= Jože Humer =

Jože Humer (24 June 1936 – 13 June 2012) was a Slovenian composer, choirmaster, lyricist, translator, and cultural organiser.

== Biography ==
He was born in Maribor, attended a local classical gymnasium, and then studied and graduated from law.

He established the Ljubljana Madrigalists Chamber Choir and led the Tone Tomšič Academic Choir and the Gallus Octet in Ljubljana. He was president of the Ljubljana Musical Youth, the renovator of the Ljubljana Musical Society, and president of the Association of Cultural Organisations of Slovenia. He wrote and translated hundreds of librettos and other lyrics for children, choirs, and soloists.

In 1999, he received the Golden Medal of the Slovenian Public Fund of Cultural Activities for his work.
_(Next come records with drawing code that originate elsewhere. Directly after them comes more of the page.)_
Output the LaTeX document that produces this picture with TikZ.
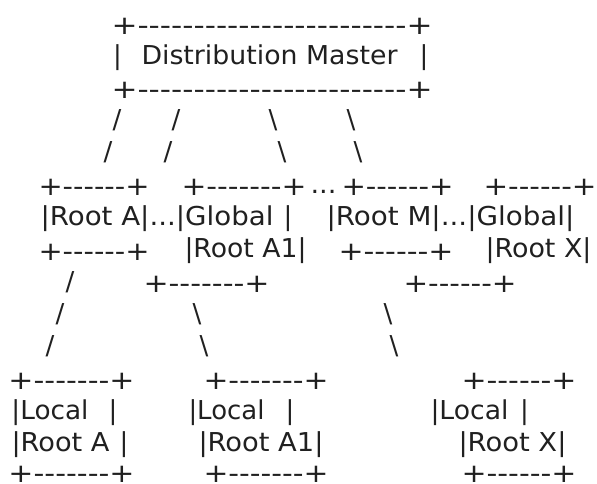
\documentclass[tikz,border=0pt]{standalone}
\usepackage{fontspec}
\setmainfont{DejaVu Sans}[Ligatures=TeXOff]
\usepackage{graphicx}
\definecolor{ink}{HTML}{202020}
\tikzset{
  seg/.style={anchor=base west, inner sep=0pt, outer sep=0pt, text=ink, font=\fontsize{26}{30}\selectfont},
  rule/.style={seg, yshift=-2.5pt},
  glyph/.style={anchor=base, inner sep=0pt, outer sep=0pt, text=ink, font=\fontsize{26}{30}\selectfont},
}
\newcommand\fitto[2]{\resizebox{#1pt}{\height}{#2}}
\begin{document}
\begin{tikzpicture}[x=1pt,y=-1pt]
\fill[white] (0,0) rectangle (597,483);
\useasboundingbox (0,0) rectangle (597,483);
% master box
\node[rule] (mtop) at (111.5,31.7) {\fitto{321}{+------------------------+}};
\node[glyph] (mbl) at (117.5,64) {|};
\node[seg] (mtxt) at (141.5,64) {\fitto{256}{Distribution Master}};
\node[glyph] (mbr) at (424,64) {|};
\node[rule] (mbot) at (111.5,96.3) {\fitto{321}{+------------------------+}};
% line 4
\node[glyph] (s4a) at (117,128.6) {/};
\node[glyph] (s4b) at (176,128.6) {/};
\node[glyph] (s4c) at (273,128.6) {\textbackslash};
\node[glyph] (s4d) at (351,128.6) {\textbackslash};
% line 5
\node[glyph] (s5a) at (108,160.9) {/};
\node[glyph] (s5b) at (168,160.9) {/};
\node[glyph] (s5c) at (282,160.9) {\textbackslash};
\node[glyph] (s5d) at (358,160.9) {\textbackslash};
% line 6
\node[rule] (rAtop) at (38.5,193.2) {\fitto{111}{+------+}};
\node[rule] (gA1top) at (181.5,193.2) {\fitto{125}{+-------+}};
\node[seg] (dots6) at (310.5,193.2) {\fitto{26}{...}};
\node[rule] (rMtop) at (341.5,193.2) {\fitto{112}{+------+}};
\node[rule] (gXtop) at (483.5,193.2) {\fitto{113}{+------+}};
% line 7
\node[seg] (l7a) at (40.5,225.5) {\fitto{233}{|Root A|...|Global}};
\node[glyph] (l7bar) at (288,225.5) {|};
\node[seg] (l7b) at (326.5,225.5) {\fitto{248}{|Root M|...|Global|}};
% line 8
\node[rule] (rAbot) at (38.5,257.8) {\fitto{111}{+------+}};
\node[seg] (gA1txt) at (184.5,257.8) {\fitto{122}{|Root A1|}};
\node[rule] (rMbot) at (338.5,257.8) {\fitto{115}{+------+}};
\node[seg] (gXtxt) at (485.5,257.8) {\fitto{106}{|Root X|}};
% line 9
\node[glyph] (s9a) at (70,290.1) {/};
\node[rule] (gA1bot) at (143.5,290.1) {\fitto{126}{+-------+}};
\node[rule] (gXbot) at (403.5,290.1) {\fitto{113}{+------+}};
% line 10
\node[glyph] (s10a) at (60,322.4) {/};
\node[glyph] (s10b) at (197,322.4) {\textbackslash};
\node[glyph] (s10c) at (388,322.4) {\textbackslash};
% line 11
\node[glyph] (s11a) at (50,354.7) {/};
\node[glyph] (s11b) at (204,354.7) {\textbackslash};
\node[glyph] (s11c) at (394,354.7) {\textbackslash};
% line 12
\node[rule] (lAtop) at (8.5,387) {\fitto{126}{+-------+}};
\node[rule] (lA1top) at (203.5,387) {\fitto{125}{+-------+}};
\node[rule] (lXtop) at (461.5,387) {\fitto{115}{+------+}};
% line 13
\node[seg] (lAt1) at (11.5,419.3) {\fitto{77}{|Local}};
\node[glyph] (lAb1) at (113,419.3) {|};
\node[seg] (lA1t1) at (188.5,419.3) {\fitto{76}{|Local}};
\node[glyph] (lA1b1) at (290,419.3) {|};
\node[seg] (lXt1) at (430.5,419.3) {\fitto{78}{|Local}};
\node[glyph] (lXb1) at (524.5,419.3) {|};
% line 14
\node[seg] (lAt2) at (11.5,451.6) {\fitto{98}{|Root A}};
\node[glyph] (lAb2) at (124,451.6) {|};
\node[seg] (lA1t2) at (198.5,451.6) {\fitto{125}{|Root A1|}};
\node[seg] (lXt2) at (458.5,451.6) {\fitto{108}{|Root X|}};
% line 15
\node[seg] (lAbot) at (8.5,482.8) {\fitto{126}{+-------+}};
\node[seg] (lA1bot) at (203.5,482.8) {\fitto{125}{+-------+}};
\node[seg] (lXbot) at (461.5,482.8) {\fitto{115}{+------+}};
\end{tikzpicture}
\end{document}
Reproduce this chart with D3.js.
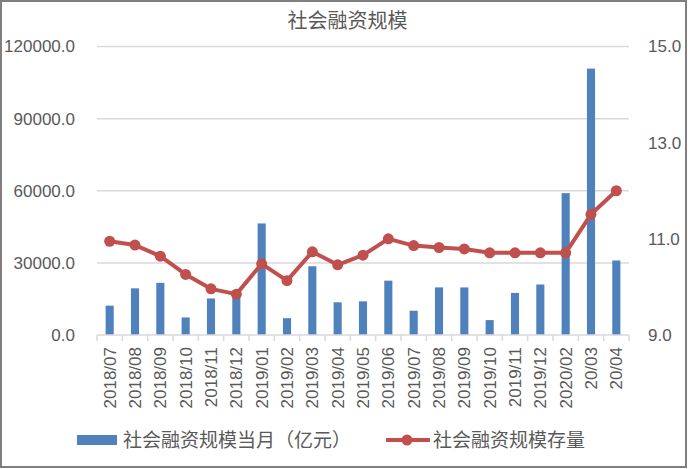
<!DOCTYPE html>
<html><head><meta charset="utf-8">
<script src="https://cdn.jsdelivr.net/npm/d3@7"></script>
<style>body{margin:0;background:#fff;} text{font-family:"Liberation Sans","Noto Sans CJK SC",sans-serif;fill:#595959;}</style>
</head><body>
<svg id="c" width="688" height="469"></svg>
<script>
const categories = ["2018/07","2018/08","2018/09","2018/10","2018/11","2018/12","2019/01","2019/02","2019/03","2019/04","2019/05","2019/06","2019/07","2019/08","2019/09","2019/10","2019/11","2019/12","2020/02","20/03","20/04"];
const monthlyTSF = [12200,19400,21700,7300,15200,15900,46400,7000,28600,13600,14000,22600,10100,19800,19800,6200,17500,21000,59000,110800,31000];
const stockGrowth = [10.95,10.87,10.64,10.26,9.96,9.85,10.48,10.13,10.73,10.46,10.66,11.0,10.86,10.82,10.79,10.71,10.71,10.71,10.71,11.51,12.0];
const leftTicks = [0,30000,60000,90000,120000];
const rightTicks = [9,11,13,15];
const seriesNames = ["社会融资规模当月（亿元）","社会融资规模存量"];
const title = "社会融资规模";

const svg = d3.select("#c");
const W=688,H=469;
const m={l:97,r:629,t:46.5,b:335};
svg.append("rect").attr("x",1).attr("y",1).attr("width",W-3).attr("height",H-3).attr("fill","#fff").attr("stroke","#7f7f7f").attr("stroke-width",2);

const x=d3.scaleBand().domain(categories).range([m.l,m.r]).paddingInner(0.68).paddingOuter(0.34);
const xb=d3.scaleBand().domain(categories).range([m.l,m.r]);
const yL=d3.scaleLinear().domain([0,120000]).range([m.b,m.t]);
const yR=d3.scaleLinear().domain([9,15]).range([m.b,m.t]);

// gridlines
svg.append("g").selectAll("line").data(leftTicks.slice(1)).join("line")
 .attr("x1",m.l).attr("x2",m.r).attr("y1",d=>yL(d)).attr("y2",d=>yL(d))
 .attr("stroke","#d9d9d9").attr("stroke-width",1.5);

// left axis labels
const gl=svg.append("g").attr("transform",`translate(${m.l-22},0)`).call(d3.axisLeft(yL).tickValues(leftTicks).tickFormat(d3.format(".1f")).tickSize(0).tickPadding(0));
gl.select(".domain").remove();
gl.selectAll("text").attr("font-size",17).style("fill","#595959");

const gr=svg.append("g").attr("transform",`translate(${m.r+19},0)`).call(d3.axisRight(yR).tickValues(rightTicks).tickFormat(d3.format(".1f")).tickSize(0).tickPadding(0));
gr.select(".domain").remove();
gr.selectAll("text").attr("font-size",17).style("fill","#595959");

// bars
svg.append("g").selectAll("rect").data(monthlyTSF).join("rect")
 .attr("x",(d,i)=>x(categories[i])).attr("width",x.bandwidth())
 .attr("y",d=>yL(d)).attr("height",d=>m.b-yL(d)).attr("fill","#4f81bd");

// x axis
svg.append("line").attr("x1",m.l).attr("x2",m.r).attr("y1",m.b).attr("y2",m.b).attr("stroke","#d9d9d9").attr("stroke-width",1.5);
svg.append("g").selectAll("line").data(d3.range(categories.length+1)).join("line")
 .attr("x1",i=>m.l+i*xb.step()).attr("x2",i=>m.l+i*xb.step()).attr("y1",m.b).attr("y2",m.b+6)
 .attr("stroke","#d9d9d9").attr("stroke-width",1.5);
svg.append("g").selectAll("text").data(categories).join("text")
 .attr("transform",d=>`translate(${xb(d)+xb.bandwidth()/2+6},${m.b+12}) rotate(-90)`)
 .attr("text-anchor","end").attr("font-size",17).text(d=>d);

// line
const line=d3.line().x((d,i)=>xb(categories[i])+xb.bandwidth()/2).y(d=>yR(d));
svg.append("path").datum(stockGrowth).attr("d",line).attr("fill","none").attr("stroke","#c0504d").attr("stroke-width",4).attr("stroke-linejoin","round");
svg.append("g").selectAll("circle").data(stockGrowth).join("circle")
 .attr("cx",(d,i)=>xb(categories[i])+xb.bandwidth()/2).attr("cy",d=>yR(d)).attr("r",5.5).attr("fill","#c0504d");

// title
svg.append("text").attr("x",347.5).attr("y",28).attr("text-anchor","middle").attr("font-size",20).text(title);

// legend
svg.append("rect").attr("x",77).attr("y",435).attr("width",40).attr("height",10).attr("fill","#4f81bd");
svg.append("text").attr("x",123).attr("y",447).attr("font-size",19).text(seriesNames[0]);
svg.append("line").attr("x1",386).attr("x2",430).attr("y1",440).attr("y2",440).attr("stroke","#c0504d").attr("stroke-width",4);
svg.append("circle").attr("cx",407).attr("cy",440).attr("r",5.5).attr("fill","#c0504d");
svg.append("text").attr("x",433).attr("y",447).attr("font-size",19).text(seriesNames[1]);
</script>
</body></html>
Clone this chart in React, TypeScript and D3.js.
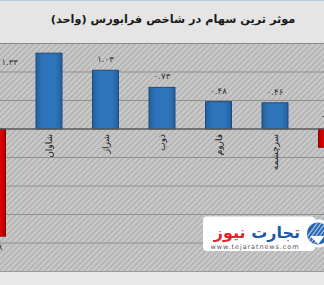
import React from "react";
import * as d3 from "d3";

const W = 324;
const H = 285;

const title = "موثر ترین سهام در شاخص فرابورس (واحد)";
const categories = ["c0", "شاوان", "شراز", "ذوب", "فاروم", "سرچشمه", "c6"];
const shownNames = ["", "شاوان", "شراز", "ذوب", "فاروم", "سرچشمه", ""];
const values = [-1.88, 1.33, 1.03, 0.73, 0.48, 0.46, -0.32];
const valueLabels = ["-۱.۸۸", "۱.۳۳", "۱.۰۳", "۰.۷۳", "۰.۴۸", "۰.۴۶", "-۰.۳۲"];
const yTicks = [-2.5, -2, -1.5, -1, -0.5, 0, 0.5, 1, 1.5];

const FONT = "'DejaVu Sans', sans-serif";

export default function App() {
  const plotTop = 43.5;
  const plotBottom = 271.5;
  const y = d3.scaleLinear().domain([-2.5, 1.5]).range([plotBottom, plotTop]);
  const x = d3
    .scaleBand<string>()
    .domain(categories)
    .range([-35.75, 359.75])
    .paddingInner(0.54)
    .paddingOuter(0.27);
  const bw = x.bandwidth();
  const y0 = y(0);

  return (
    <svg
      width={W}
      height={H}
      style={{ position: "absolute", left: 0, top: 0, display: "block" }}
      xmlns="http://www.w3.org/2000/svg"
    >
      <defs>
        <pattern id="hatch" width="4" height="4" patternUnits="userSpaceOnUse" patternTransform="rotate(45)">
          <rect width="4" height="4" fill="#b5b5b5" />
          <rect width="2" height="4" fill="#cacaca" />
        </pattern>
        <linearGradient id="blueG" x1="0" x2="1" y1="0" y2="0">
          <stop offset="0" stopColor="#245f9e" />
          <stop offset="0.25" stopColor="#2e74bb" />
          <stop offset="0.75" stopColor="#2e74bb" />
          <stop offset="1" stopColor="#245f9e" />
        </linearGradient>
        <linearGradient id="redG" x1="0" x2="1" y1="0" y2="0">
          <stop offset="0" stopColor="#b00000" />
          <stop offset="0.25" stopColor="#ee0000" />
          <stop offset="0.75" stopColor="#ee0000" />
          <stop offset="1" stopColor="#b00000" />
        </linearGradient>
        <clipPath id="plotClip">
          <rect x={0} y={plotTop} width={W} height={plotBottom - plotTop} />
        </clipPath>
        <clipPath id="logoClip">
          <circle cx={318} cy={233.5} r={11} />
        </clipPath>
      </defs>

      {/* title band */}
      <rect x={0} y={0} width={W} height={plotTop} fill="#e5e5e5" />
      <rect x={0} y={0} width={W} height={1} fill="#b7cbe2" />
      <text
        x={173}
        y={23}
        textAnchor="middle"
        fontFamily={FONT}
        fontSize={11.3}
        fontWeight="bold"
        fill="#1a1a1a"
      >
        {title}
      </text>

      {/* plot background */}
      <rect x={0} y={plotTop} width={W} height={plotBottom - plotTop} fill="url(#hatch)" />
      <line x1={0} x2={W} y1={plotTop} y2={plotTop} stroke="#8a8a8a" strokeWidth={1} />

      {/* gridlines */}
      {yTicks
        .filter((t) => t !== 0 && t !== 1.5 && t !== -2.5)
        .map((t) => (
          <line key={t} x1={0} x2={W} y1={y(t)} y2={y(t)} stroke="#8f8f8f" strokeWidth={1} />
        ))}

      {/* bottom band */}
      <rect x={0} y={plotBottom} width={W} height={H - plotBottom} fill="#e8e8e8" />
      <line x1={0} x2={W} y1={plotBottom} y2={plotBottom} stroke="#9a9a9a" strokeWidth={1} />

      <g clipPath="url(#plotClip)">
        {categories.map((c, i) => {
          const v = values[i];
          const top = Math.min(y(v), y0);
          const h = Math.abs(y(v) - y0);
          const neg = v < 0;
          return (
            <rect
              key={c}
              x={x(c)!}
              y={top}
              width={bw}
              height={h}
              fill={neg ? "url(#redG)" : "url(#blueG)"}
              stroke={neg ? "#8a0000" : "#1c4b7c"}
              strokeWidth={1}
            />
          );
        })}

        <line x1={0} x2={W} y1={y0} y2={y0} stroke="#5a5a5a" strokeWidth={1.6} />

        {categories.map((c, i) => {
          const v = values[i];
          const cx = x(c)! + bw / 2;
          let lx = cx;
          let ly = v >= 0 ? y(v) - 8 : y(v) + 14;
          let anchor: "middle" | "start" = "middle";
          if (i === 1) {
            lx = x(categories[0])! + bw - 4;
            ly = y(values[2]) - 5;
            anchor = "start";
          }
          if (i === categories.length - 1) {
            ly = y0 - 10;
          }
          return (
            <text
              key={"l" + c}
              x={lx}
              y={ly}
              textAnchor={anchor}
              fontFamily={FONT}
              fontSize={8.5}
              fill="#333"
            >
              {valueLabels[i]}
            </text>
          );
        })}

        {categories.map((c, i) => {
          const cx = x(c)! + bw / 2;
          return (
            <text
              key={"c" + c}
              transform={`translate(${cx + 3},${y0 + 5}) rotate(-90)`}
              textAnchor="end"
              fontFamily={FONT}
              fontSize={9}
              fill="#1a1a1a"
            >
              {shownNames[i]}
            </text>
          );
        })}
      </g>

      {/* logo */}
      <g>
        <rect x={203} y={216.5} width={112} height={34.5} rx={4} fill="#ffffff" />
        <circle cx={318} cy={233.5} r={14} fill="#ffffff" />
        <circle cx={318} cy={233.5} r={11} fill="#2a67b3" />
        <g clipPath="url(#logoClip)">
          {[-8, -4, 0, 4, 8].map((d) => (
            <line key={d} x1={310 + d} y1={244} x2={326 + d} y2={222} stroke="#a8c4ea" strokeWidth={1.2} />
          ))}
        </g>
        <path d="M310,236 L324,236 L318,244 Z" fill="#ffffff" />
        <text x={300} y={238} textAnchor="end" fontFamily={FONT} fontSize={16} fontWeight="bold">
          <tspan fill="#1c5aa8">تجارت</tspan>
          <tspan fill="#e3232c">{" نیوز"}</tspan>
        </text>
        <text x={255} y={249} textAnchor="middle" fontFamily={FONT} fontSize={6.5} fill="#555" letterSpacing={0.9}>
          www.tejaratnews.com
        </text>
      </g>
    </svg>
  );
}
He was also a judge, a secretary of the Supreme Court of Slovenia, and involved in the legal and organisational arrangements in the field of culture in the 1980s and during Slovenian secession from Yugoslavia. Later, he collaborated as an expert with the Slovenian Constitutional Court.

In March 2012, he was decorated by Slovenian President Danilo Türk with the Order for Merits of Slovenia, with a rationale that described him as an "above-average deserving personality of the Slovenian cultural life."